25–26 Jan 2024
Instituto Superior Técnico
Europe/Lisbon timezone

Glasma Role In Jet Quenching Effects

Not scheduled
20m
Anfiteatro PA1 ( Instituto Superior Técnico )

Anfiteatro PA1

Instituto Superior Técnico

Av. Rovisco Pais 1, 1049-001 Lisboa

Speaker

José Santos

Description

Quantum Chromodynamics (QCD) is a rich area of Particle Physics with much still to be understood. Namely, analytical derivations from first principles of the emergent phenomena of hadronisation and associated colour confinement have yet to be found. This drives a search for inputs from the experimental exploration of QCD, such as the heavy ion collisions performed at RHIC and the LHC.

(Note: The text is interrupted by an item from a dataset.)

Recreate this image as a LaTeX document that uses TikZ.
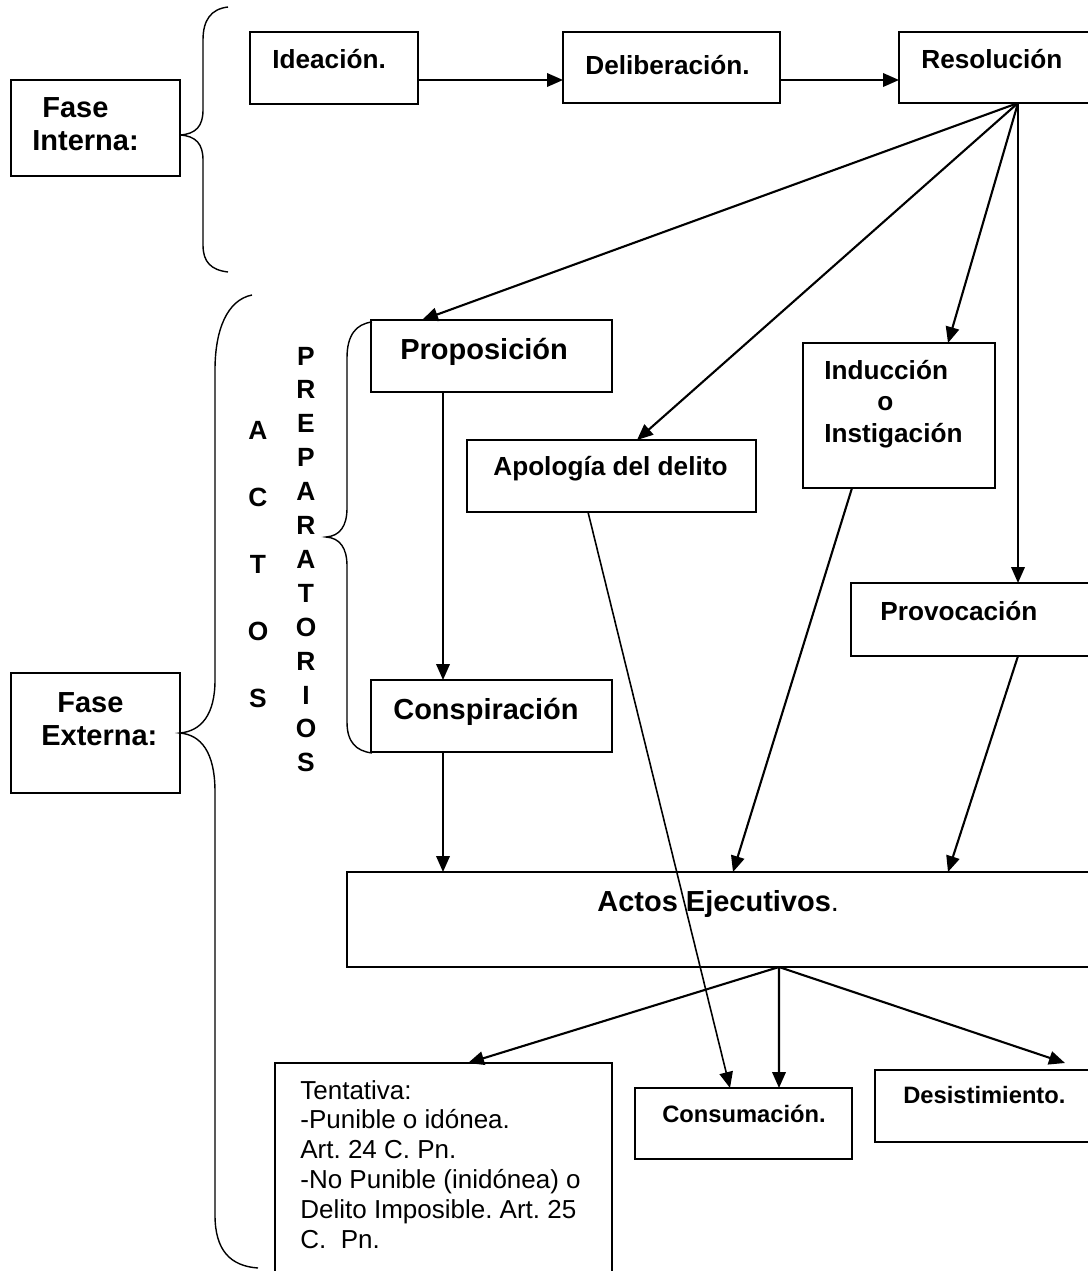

In these collisions, the enormous energy densities reached upon impact allow reaching exotic phases of quark-gluon matter whose study may contribute to advancing our knowledge of QCD. One such phase is the Quark-Gluon Plasma (QGP), where quarks and gluons (partons) exist unconfined but strongly-coupled to each other, and which is well described by relativistic hydrodynamics as a low-viscosity fluid. Some of the properties of the QGP have been inferred from studying its effect on rare high-momentum quarks and gluons which traverse it before generating showers of hadrons - jets - which are detected. The loss of energy these jets experience traversing the QGP when compared to their conterparts formed in vacuum is dubbed jet quenching.

This work aims to study the contribution from the pre-QGP medium, named Glasma, to the observed jet-quenching via use of the Colour Glass Condensate (CGC) formalism developed to describe the environment within the nucleons of atomic nuclei; this suggests it is adequate to describe the earliest stages of the medium formed in the collision. In this formalism, the saturation of low-momentum gluons in the nucleons allows them to be treated as classical colour fields which obey the Classical Yang-Mills equations.

Throughout the months of this work, we are expected to perform: a literary review on Jet Quenching and the CGC; becoming acquainted with techniques to calculate quantities in the CGC relevant to jet quenching; reproducing the results of two papers calculating transport coefficients in the CGC for proper times 0 and larger than 0 post-collision; combining results to obtain a consistent description of transport coefficients between proper times 0 and 0.1 fm/c.